The L-Shaped Room (1962)
(2017 4K Restoration)


Starring: Leslie Caron, Tom Bell and Brock Peters
Distributor: StudioCanal
Certificate: 15
Release Date: 27 November 2017

A young single French woman arrives in Notting Hill looking for a room to rent. She rents an L shaped room in a run-down boarding-house, meeting the other residents. Soon she starts a romance with Toby, but things change when he discovers that she is pregnant...

The L-shapes Room (B&W. 1962. 2 hr, 54 sec) is a drama, directed by Bryan Forbes (Whistle Down the Wind (1961), The Stepford Wives (1975)) form an original novel by Lynne Reid Banks. Leslie Caron won best actress twice, gaining a BAFTA and a Golden Globe. She was also nominated for an Oscar.

The film is considered to be part of the Kitchen sink realism school of British Drama, which included films such as The Loneliness of the Long Distance Runner (1962), Billy Liar (1963) and Up the Junction (1968) which mostly depicted the working class stories placed in realistic social settings.

For its time the characters and themes were quite hard hitting including an unwed mother who is content not to need the protection of a man; a gay black musician neighbour; and prostitution. It's worth looking out for a young Pat Phoenix as Sonia, who would go on to be a staple and much loved character in Coronation Street.

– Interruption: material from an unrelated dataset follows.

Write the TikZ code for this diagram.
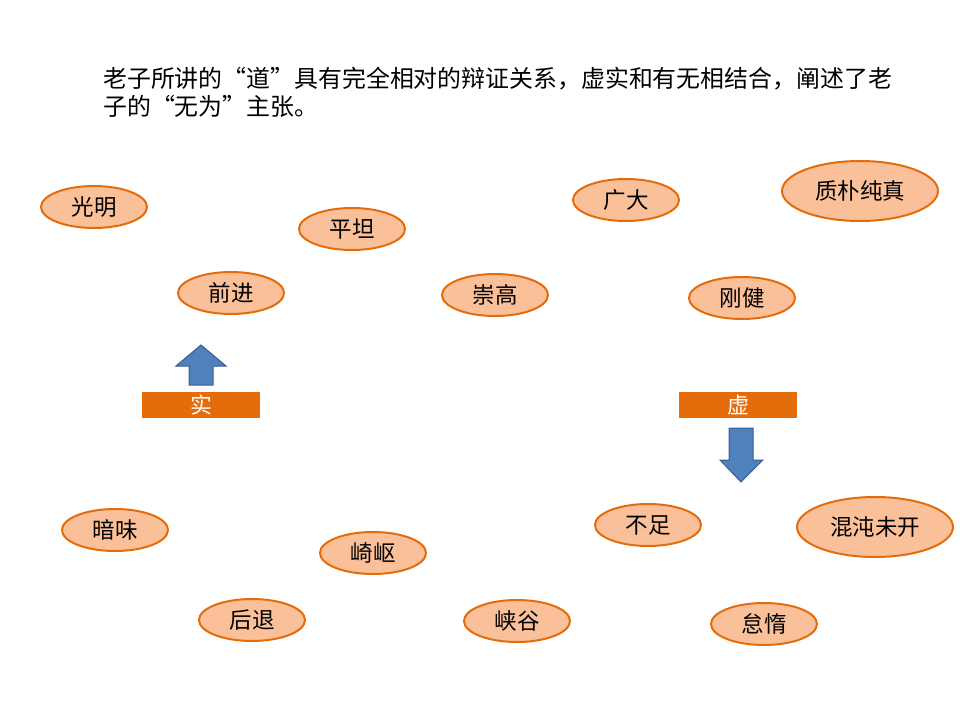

The story is set and was filmed in Notting Hill, which at the time was a post war area of deprivation. Jane Fosset (Leslie Caron) rents the attic room which, like the rest of the house is shabby, the wallpaper and paint is peeling, and she discovers that her bed is full of cockroaches. Caron, in the extras, recounts that they didn’t have to dress the rooms as they looked that bad, also no extras were required in the outdoor scenes as the director just shot the people who lived in the area.

The house contains four main characters. Jane's landlady, Doris (Avis Bunnage) is a dragon of a woman. The film intimates that she may well be running a house of ill repute from her basement flat. On the ground floor is an aging, lesbian thespian, who has seen better days. Mavis (Cicely Courtneidge) lives alone with her cat surrounded by crumbling mementoes of past glories.

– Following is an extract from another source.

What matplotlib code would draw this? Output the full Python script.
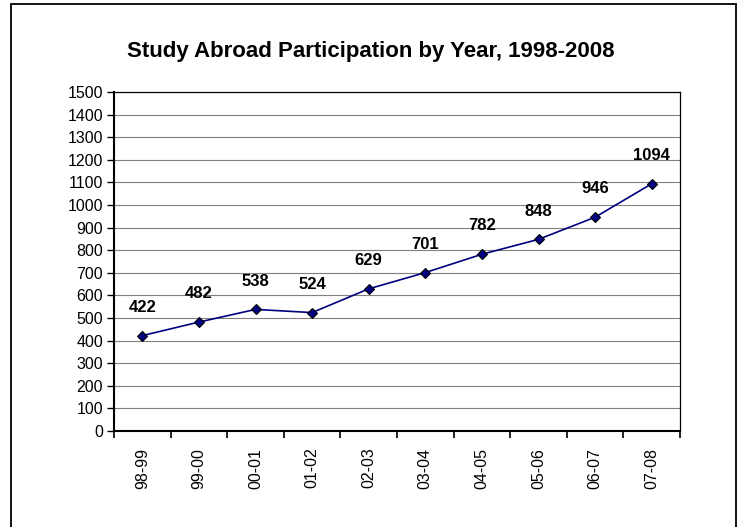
import numpy as np
import matplotlib.pyplot as plt
from matplotlib.patches import Rectangle

years = ['98-99', '99-00', '00-01', '01-02', '02-03', '03-04', '04-05', '05-06', '06-07', '07-08']
participants = [422, 482, 538, 524, 629, 701, 782, 848, 946, 1094]

plt.rcParams['font.family'] = ['Liberation Sans', 'DejaVu Sans']

fig = plt.figure(figsize=(7.42, 5.27), dpi=100)
W, H = 742, 527
ax = fig.add_axes([114 / W, 1 - 431 / H, (680 - 114) / W, (431 - 92) / H])

x = np.arange(len(years))
ax.plot(x, participants, color='#000080', lw=1.2, marker='D', ms=5.5,
        mfc='#000080', mec='black', mew=0.8, zorder=3)
for xi, v in zip(x, participants):
    ax.annotate(str(v), (xi, v), xytext=(0, 15), textcoords='offset points',
                ha='center', va='bottom', fontsize=12, fontweight='bold')

ax.set_xlim(-0.5, len(years) - 0.5)
ax.set_ylim(0, 1500)
ax.set_yticks(np.arange(0, 1501, 100))
ax.yaxis.grid(True, color='#808080', lw=0.8)
ax.set_axisbelow(True)

ax.set_xticks(x)
ax.set_xticklabels(years, rotation=90, fontsize=11.5)
ax.tick_params(axis='x', length=0, pad=12)
ax.set_xticks(np.arange(-0.5, len(years), 1), minor=True)
ax.tick_params(axis='x', which='minor', length=5, width=1.2, direction='out')
ax.tick_params(axis='y', labelsize=11.5, length=5, width=1, direction='out', pad=3)

for s in ['top', 'right']:
    ax.spines[s].set_color('black')
    ax.spines[s].set_linewidth(0.9)
for s in ['left', 'bottom']:
    ax.spines[s].set_linewidth(1.5)

fig.text(0.5, 1 - 52 / H, 'Study Abroad Participation by Year, 1998-2008',
         ha='center', va='center', fontsize=16, fontweight='bold')

# outer chart border, its bottom edge is cut off in the original
fig.patches.append(Rectangle((10.5 / W, -0.05), (736 - 10.5) / W, 1.05 - 4 / H,
                             transform=fig.transFigure, fill=False, ec='black', lw=1.3))

plt.savefig('out.png', dpi=100)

Jane is quickly befriended by Johnny (Brock Peters) her musician neighbour and Toby (Tom Bell) who is a struggling, failed writer. The romance that Jane and Toby start goes well at first, but soon she is confronted by a jealous Johnny who complains that he can hear everything her and Toby are doing in her room. Her problems are furthered when Toby discovers her pregnancy. Although portraying himself as a free thinker, Toby quickly revert to a stereotypical response, even accusing her of becoming involved with him to give her child a name.

All through her travails Jane must contend with every person having an opinion about her baby, without asking if Jane wants to have her child. She has a particularly unpleasant run in with a doctor who presuming she wants an abortion moves swiftly on to tell her what his fee was.

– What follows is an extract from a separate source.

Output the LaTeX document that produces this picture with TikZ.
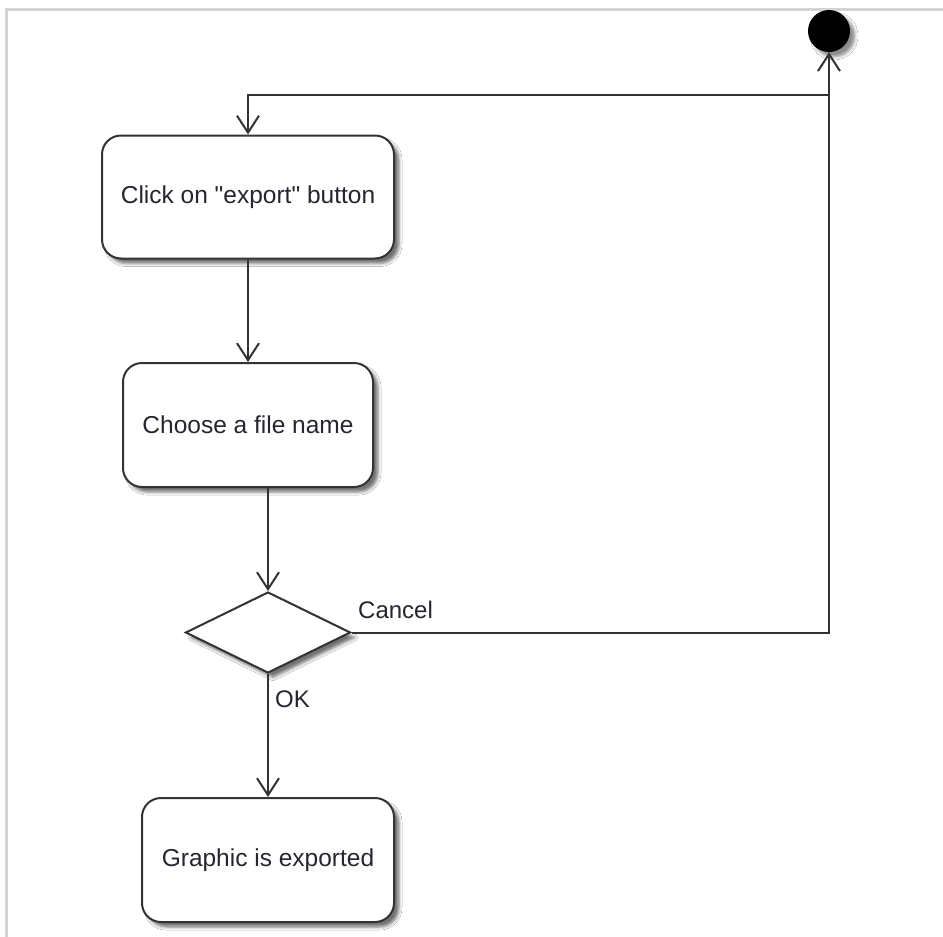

The DVD come with three extras. Interview with Leslie Caron (18 min, 41 sec) has Caron discuss the making of the film. Interview with Lynne Reid Banks (11 min, 56 sec) wherein the author discusses how she was initially pleased at the success of the novel only to be disappointed with the changes that had been made in the film script. She didn’t much mind that the central character had been changed from an English actress to a French au-pair, but thought that the changes to the end of the story were unforgivable, thankfully she changed her mind over time.

Lastly, The L-Shaped Room and the British New Wave (20 min, 25 sec) with John Hill, Professor of Media, Royal Holloway, University of London, who places the film in its cultural and historical context. The film has had an extensive 4K restoration.

This a very downbeat movie, full of close up and confined places, overall the movie has a claustrophobic feel which perfectly mirrors Jane's feelings of being trapped by the expectations of others. That she finally finds some peace from her own inner strength is a testament to both the writing and Caron’s portrayal.